The museum opened on 6 December 2010. It displays about 400 works, most of them Italian, from the twentieth century.

== Collection ==
Apart from a single room housing works by foreign artists including Braque, Kandinsky, Klee, Léger, Matisse, Mondrian and Picasso, the majority of the works exhibited in the museum are by Italian artists. A significant section highlights Italian Futurists, showcasing works by Giacomo Balla, Umberto Boccioni, Carlo Carrà, Fortunato Depero, Luigi Russolo, Gino Severini, Mario Sironi and Ardengo Soffici. Giuseppe Pellizza da Volpedo's large canvas Il Quarto Stato (1902) was exhibited in a room on its own, until 2022.

Other sections of the museum are dedicated to individual artists such as Giorgio de Chirico, Lucio Fontana and Morandi. There are also sections devoted to art movements of the twentieth century, including Abstractionism, Arte Povera, the Novecento Italiano, Post-Impressionism and Realism, and to genres such as landscape and monumental art.

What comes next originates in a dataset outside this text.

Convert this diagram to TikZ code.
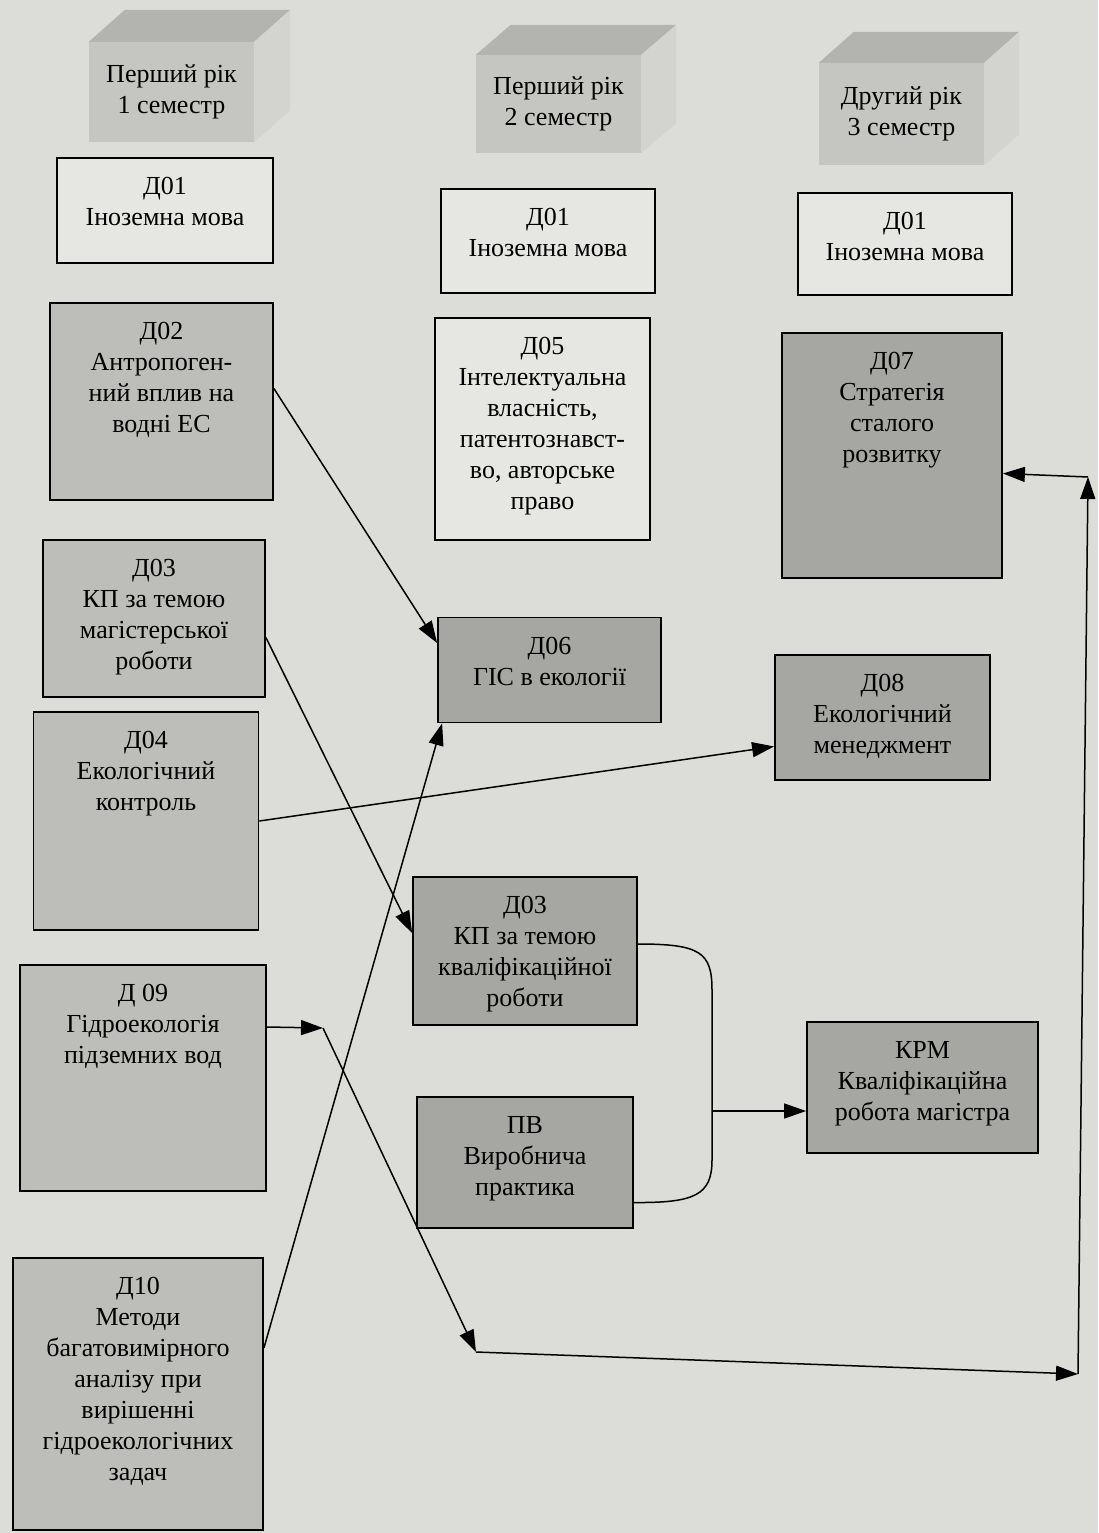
\documentclass[tikz,border=0pt]{standalone}
\usepackage{fontspec}
\setmainfont{Liberation Serif}
\usetikzlibrary{arrows.meta}
\definecolor{paper}{HTML}{DCDCD8}
\definecolor{blank}{HTML}{E6E6E2}
\definecolor{light}{HTML}{BDBDB9}
\definecolor{dark}{HTML}{A6A6A2}
\definecolor{cubefront}{HTML}{C5C5C1}
\definecolor{cubetop}{HTML}{B3B3AF}
\definecolor{cubeside}{HTML}{D3D3CF}
\begin{document}
\begin{tikzpicture}
	[x=1pt,y=-1pt,
	font=\fontsize{26}{31}\selectfont,
	>={Triangle[length=22pt,width=15pt]},
	box/.style={draw, line width=1.8pt, inner sep=0pt},
	whitebox/.style={box, fill=blank},
	lightbox/.style={box, fill=light},
	darkbox/.style={box, fill=dark},
	txt/.style={anchor=north, align=center, yshift=-20pt, inner sep=0pt},
	cube/.style={fill=cubefront, align=center, inner sep=0pt,
		minimum width=165pt},
	link/.style={->, line width=1.5pt},
	line/.style={line width=1.5pt}]
	\useasboundingbox (0,0) rectangle (1098,1533);
	\fill[paper] (0,0) rectangle (1098,1533);

	% semester cubes
	\node[cube, minimum height=100pt] (c1) at (171.5,92) {Перший рік\\1 семестр};
	\node[cube, minimum height=98pt] (c2) at (558.5,104) {Перший рік\\2 семестр};
	\node[cube, minimum height=102pt] (c3) at (901.5,114) {Другий рік\\3 семестр};
	\foreach \c/\dx/\dy in {c1/36/32, c2/35/30, c3/35/31} {
		\fill[cubetop] (\c.north west) -- ++(\dx,-\dy) -- ([shift={(\dx,-\dy)}]\c.north east) -- (\c.north east) -- cycle;
		\fill[cubeside] (\c.north east) -- ++(\dx,-\dy) -- ([shift={(\dx,-\dy)}]\c.south east) -- (\c.south east) -- cycle;
	}

	% first semester
	\node[whitebox, minimum width=216pt, minimum height=105pt] (d01a) at (165,210.5)
		[label={[txt]north:Д01\\Іноземна мова}] {};
	\node[lightbox, minimum width=223pt, minimum height=197pt] (d02) at (161.5,401.5)
		[label={[txt]north:Д02\\Антропоген-\\ний вплив на\\водні ЕС}] {};
	\node[lightbox, minimum width=222pt, minimum height=157pt] (d03) at (154,618.5)
		[label={[txt]north:Д03\\КП за темою\\магістерської\\роботи}] {};
	\node[lightbox, minimum width=225pt, minimum height=218pt] (d04) at (146,821)
		[label={[txt]north:Д04\\Екологічний\\контроль}] {};
	\node[lightbox, minimum width=246pt, minimum height=226pt] (d09) at (143,1078)
		[label={[txt]north:Д 09\\Гідроекологія\\підземних вод}] {};
	\node[lightbox, minimum width=250pt, minimum height=272pt] (d10) at (138,1394)
		[label={[txt]north:Д10\\Методи\\багатовимірного\\аналізу при\\вирішенні\\гідроекологічних\\задач}] {};

	% second semester
	\node[whitebox, minimum width=214pt, minimum height=104pt] (d01b) at (548,241)
		[label={[txt]north:Д01\\Іноземна мова}] {};
	\node[whitebox, minimum width=215pt, minimum height=222pt] (d05) at (542.5,429)
		[label={[txt]north:Д05\\Інтелектуальна\\власність,\\патентознавст-\\во, авторське\\право}] {};
	\node[darkbox, minimum width=223pt, minimum height=105pt] (d06) at (549.5,670)
		[label={[txt]north:Д06\\ГІС в екології}] {};
	\node[darkbox, minimum width=224pt, minimum height=148pt] (d03b) at (525,951)
		[label={[txt]north:Д03\\КП за темою\\кваліфікаційної\\роботи}] {};
	\node[darkbox, minimum width=216pt, minimum height=131pt] (pv) at (525,1162.5)
		[label={[txt]north:ПВ\\Виробнича\\практика}] {};

	% third semester
	\node[whitebox, minimum width=214pt, minimum height=102pt] (d01c) at (905,244)
		[label={[txt]north:Д01\\Іноземна мова}] {};
	\node[darkbox, minimum width=220pt, minimum height=245pt] (d07) at (892,455.5)
		[label={[txt]north:Д07\\Стратегія\\сталого\\розвитку}] {};
	\node[darkbox, minimum width=215pt, minimum height=125pt] (d08) at (882.5,717.5)
		[label={[txt]north:Д08\\Екологічний\\менеджмент}] {};
	\node[darkbox, minimum width=231pt, minimum height=131pt] (kpm) at (922.5,1087.5)
		[label={[txt]north:КРМ\\Кваліфікаційна\\робота магістра}] {};

	% links
	\draw[link] ([yshift=13pt]d02.east) -- ([yshift=27pt]d06.west);
	\draw[link] ([yshift=-19pt]d03.east) -- ([yshift=18pt]d03b.west);
	\draw[link] (d04.east) -- ([yshift=-29pt]d08.west);
	\draw[link] ([yshift=46pt]d10.east) -- ([xshift=5pt]d06.south west);

	\coordinate (j1) at (323,1028);
	\coordinate (j2) at (476,1352);
	\coordinate (j3) at (1078,1374);
	\coordinate (j4) at (1088,477);
	\draw[link] ([yshift=51pt]d09.east) -- (j1);
	\draw[link] (j1) -- (j2);
	\draw[link] (j2) -- (j3);
	\draw[link] (j3) -- (j4);
	\draw[link] (j4) -- ([yshift=-18pt]d07.east);

	\draw[line] ([yshift=7pt]d03b.east) .. controls (700,944) and (712,952) .. (712,990)
		-- (712,1160) .. controls (712,1195) and (695,1203) .. ([yshift=-40pt]pv.east);
	\coordinate (fork) at (712,1111);
	\draw[link] (fork) -- (kpm.west |- fork);
\end{tikzpicture}
\end{document}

In 2015 the museum received a large donation from private collectors Bianca and Mario Bertolini of contemporary art works by artists such as Daniel Buren, Joseph Kosuth, Roy Lichtenstein, Robert Rauschenberg, Frank Stella and Andy Warhol.

== Facilities ==

The museum has a bookshop, and a restaurant-bar on the top floor, overlooking Piazza del Duomo.